Recorded information
╔══

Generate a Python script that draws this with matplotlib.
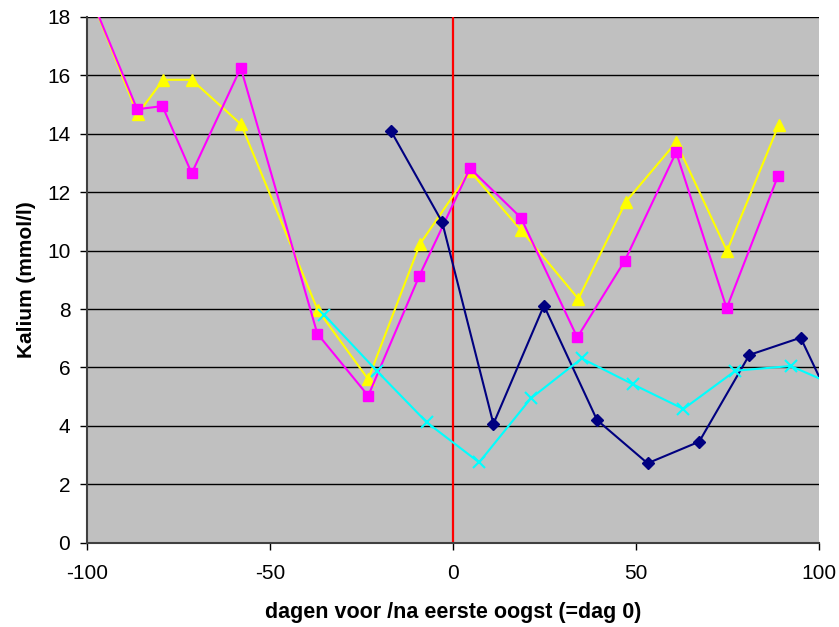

╚══
╔══

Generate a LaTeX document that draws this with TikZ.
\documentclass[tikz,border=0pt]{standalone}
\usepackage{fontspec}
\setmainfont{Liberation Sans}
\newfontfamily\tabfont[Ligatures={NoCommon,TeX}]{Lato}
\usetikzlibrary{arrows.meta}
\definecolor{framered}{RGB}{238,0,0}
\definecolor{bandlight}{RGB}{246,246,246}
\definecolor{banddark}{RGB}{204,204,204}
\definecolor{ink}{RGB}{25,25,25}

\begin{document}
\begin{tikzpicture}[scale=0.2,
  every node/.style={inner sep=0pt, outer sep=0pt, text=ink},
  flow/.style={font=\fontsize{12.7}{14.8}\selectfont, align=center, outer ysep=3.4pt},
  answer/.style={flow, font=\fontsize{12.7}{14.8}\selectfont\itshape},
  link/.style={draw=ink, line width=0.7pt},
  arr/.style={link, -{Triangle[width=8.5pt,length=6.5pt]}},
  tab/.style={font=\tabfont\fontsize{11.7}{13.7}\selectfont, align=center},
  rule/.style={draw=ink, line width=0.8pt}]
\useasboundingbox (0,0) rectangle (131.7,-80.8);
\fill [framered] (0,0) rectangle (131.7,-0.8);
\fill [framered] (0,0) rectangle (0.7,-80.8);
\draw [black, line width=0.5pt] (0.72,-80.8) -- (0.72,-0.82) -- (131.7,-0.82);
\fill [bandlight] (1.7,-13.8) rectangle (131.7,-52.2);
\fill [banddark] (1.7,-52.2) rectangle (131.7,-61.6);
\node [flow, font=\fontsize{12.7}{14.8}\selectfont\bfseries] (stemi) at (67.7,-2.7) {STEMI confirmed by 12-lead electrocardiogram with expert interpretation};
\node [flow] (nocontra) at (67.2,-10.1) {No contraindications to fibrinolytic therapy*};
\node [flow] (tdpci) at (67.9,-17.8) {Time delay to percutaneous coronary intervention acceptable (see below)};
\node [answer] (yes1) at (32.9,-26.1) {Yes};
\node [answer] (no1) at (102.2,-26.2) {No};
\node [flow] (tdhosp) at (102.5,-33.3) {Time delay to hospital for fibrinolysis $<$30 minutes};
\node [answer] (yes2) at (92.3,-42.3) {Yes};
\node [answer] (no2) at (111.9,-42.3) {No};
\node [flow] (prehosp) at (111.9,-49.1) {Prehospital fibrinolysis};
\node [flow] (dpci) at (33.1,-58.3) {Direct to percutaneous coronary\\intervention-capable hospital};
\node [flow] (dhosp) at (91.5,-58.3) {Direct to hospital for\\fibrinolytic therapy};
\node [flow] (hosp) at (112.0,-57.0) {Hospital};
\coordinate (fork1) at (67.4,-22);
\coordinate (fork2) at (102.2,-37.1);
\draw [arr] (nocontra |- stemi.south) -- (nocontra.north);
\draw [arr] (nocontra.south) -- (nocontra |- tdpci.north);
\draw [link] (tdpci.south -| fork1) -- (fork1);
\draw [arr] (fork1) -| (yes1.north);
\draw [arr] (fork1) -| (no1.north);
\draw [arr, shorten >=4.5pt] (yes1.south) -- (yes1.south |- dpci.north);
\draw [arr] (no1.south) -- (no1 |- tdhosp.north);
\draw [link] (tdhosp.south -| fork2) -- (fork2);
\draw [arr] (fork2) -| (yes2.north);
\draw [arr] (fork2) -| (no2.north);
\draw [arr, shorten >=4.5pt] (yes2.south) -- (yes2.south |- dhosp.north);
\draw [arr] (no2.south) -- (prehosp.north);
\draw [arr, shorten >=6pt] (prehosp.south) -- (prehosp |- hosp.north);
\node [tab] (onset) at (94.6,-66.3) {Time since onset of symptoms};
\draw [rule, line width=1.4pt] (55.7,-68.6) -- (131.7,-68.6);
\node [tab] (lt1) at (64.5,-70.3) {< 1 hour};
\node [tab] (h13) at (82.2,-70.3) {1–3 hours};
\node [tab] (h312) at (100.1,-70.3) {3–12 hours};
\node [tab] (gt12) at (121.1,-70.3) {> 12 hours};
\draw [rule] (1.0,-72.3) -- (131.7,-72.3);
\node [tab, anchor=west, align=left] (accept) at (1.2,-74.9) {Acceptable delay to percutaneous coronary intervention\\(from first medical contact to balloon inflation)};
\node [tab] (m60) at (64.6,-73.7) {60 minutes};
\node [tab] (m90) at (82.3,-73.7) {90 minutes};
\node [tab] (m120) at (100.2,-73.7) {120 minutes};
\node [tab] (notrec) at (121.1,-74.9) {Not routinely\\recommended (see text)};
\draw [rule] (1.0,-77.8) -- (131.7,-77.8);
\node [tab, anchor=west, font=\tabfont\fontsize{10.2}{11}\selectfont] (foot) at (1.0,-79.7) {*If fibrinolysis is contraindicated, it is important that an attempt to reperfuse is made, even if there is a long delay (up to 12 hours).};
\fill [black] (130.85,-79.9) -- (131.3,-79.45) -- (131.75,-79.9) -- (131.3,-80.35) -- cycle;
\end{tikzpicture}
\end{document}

╚══

Objective
In the material above, show every line where the word "that" turns up.

Reply
Generate a Python script that draws this with matplotlib.
Generate a LaTeX document that draws this with TikZ.
\node [tab, anchor=west, font=\tabfont\fontsize{10.2}{11}\selectfont] (foot) at (1.0,-79.7) {*If fibrinolysis is contraindicated, it is important that an attempt to reperfuse is made, even if there is a long delay (up to 12 hours).};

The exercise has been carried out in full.